Film Reviews

Posted: Thu., Dec. 31, 1992, 11:00pm PT

Alive

Touchstone/Paramount. Director Frank Marshall; Producer Robert Watts, Kathleen Kennedy; Writer John Patrick Shanley; Camera Peter James Editor Michael Kahn, William Goldenberg; Music James Newton Howard Art Norman Reynolds
Ethan Hawke Vincent Spano Josh Hamilton Bruce Ramsay John Haymes Newton David Kriegel
Producer-turned-director Frank Marshall and producer-partner-spouse Kathleen Kennedy have chosen the true story (already told by 1976 Par release Survive!) of a 1970s plane crash in which the survivors, a rugby team, held on for more than two months in the subfreezing Andes largely by eating the corpses of the victims.

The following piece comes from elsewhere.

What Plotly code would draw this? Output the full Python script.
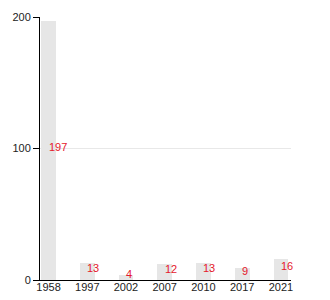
import plotly.graph_objects as go

years = ["1958", "1997", "2002", "2007", "2010", "2017", "2021"]
values = [197, 13, 4, 12, 13, 9, 16]

idx = list(range(len(years)))

fig = go.Figure()
fig.add_trace(go.Bar(
    x=idx, y=values, width=0.38,
    marker=dict(color="#e6e6e6", line=dict(width=0)),
    hoverinfo="skip",
))

for i, v in zip(idx, values):
    fig.add_annotation(
        x=i, y=v / 2, text=str(v), showarrow=False,
        xanchor="left", yanchor="middle", xshift=-2, yshift=3,
        font=dict(family="Liberation Sans, Arial, sans-serif", size=11, color="#e5172b"),
    )

fig.update_layout(
    width=330, height=300,
    margin=dict(l=40, r=39, t=17, b=20, autoexpand=False),
    paper_bgcolor="white", plot_bgcolor="white",
    showlegend=False,
    bargap=0,
    font=dict(family="Liberation Sans, Arial, sans-serif", size=11, color="#222"),
)
fig.update_xaxes(
    range=[-0.22, 6.26], tickmode="array", tickvals=idx, ticktext=years,
    showline=True, linecolor="black", linewidth=1, ticks="", showgrid=False,
    zeroline=False, fixedrange=True, automargin=False, ticklabelstandoff=-3,
)
fig.update_yaxes(
    range=[0, 200], tickvals=[0, 100, 200],
    showline=True, linecolor="black", linewidth=1,
    ticks="outside", ticklen=6, tickcolor="black",
    showgrid=True, gridcolor="#e8e8e8", gridwidth=1,
    zeroline=False, fixedrange=True, automargin=False,
)

fig.write_html("out.html")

Marshall and writer John Patrick Shanley [adapting Piers Paul Read's book] deal with the topic seriously, exploring the survivors desperation as well as their reluctance, down to an ethical debate prior to the initial meal, to engage in cannibalism.

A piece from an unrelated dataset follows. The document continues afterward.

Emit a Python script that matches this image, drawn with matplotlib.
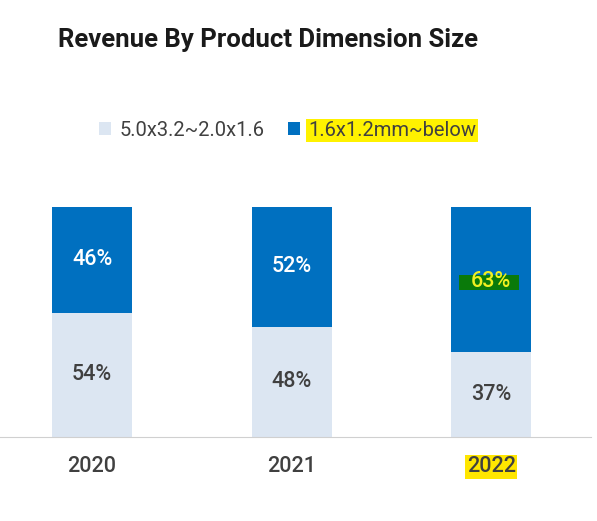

It doesn't help that character personalities generally aren't distinct enough to keep track of who's who throughout the story, leaving the audience to empathize only generally. Heightening the problem is a strong resemblance among actors, including leads Ethan Hawke and Josh Hamilton.

For all its action elements, Alive also puts on some rather pretentious airs, among them a musical coda of Ave Maria and bookending an uncredited John Malkovich as one of the survivors, 20 years later.

(Color) Available on VHS, DVD. Extract of a review from 1993. Running time: 127 MIN.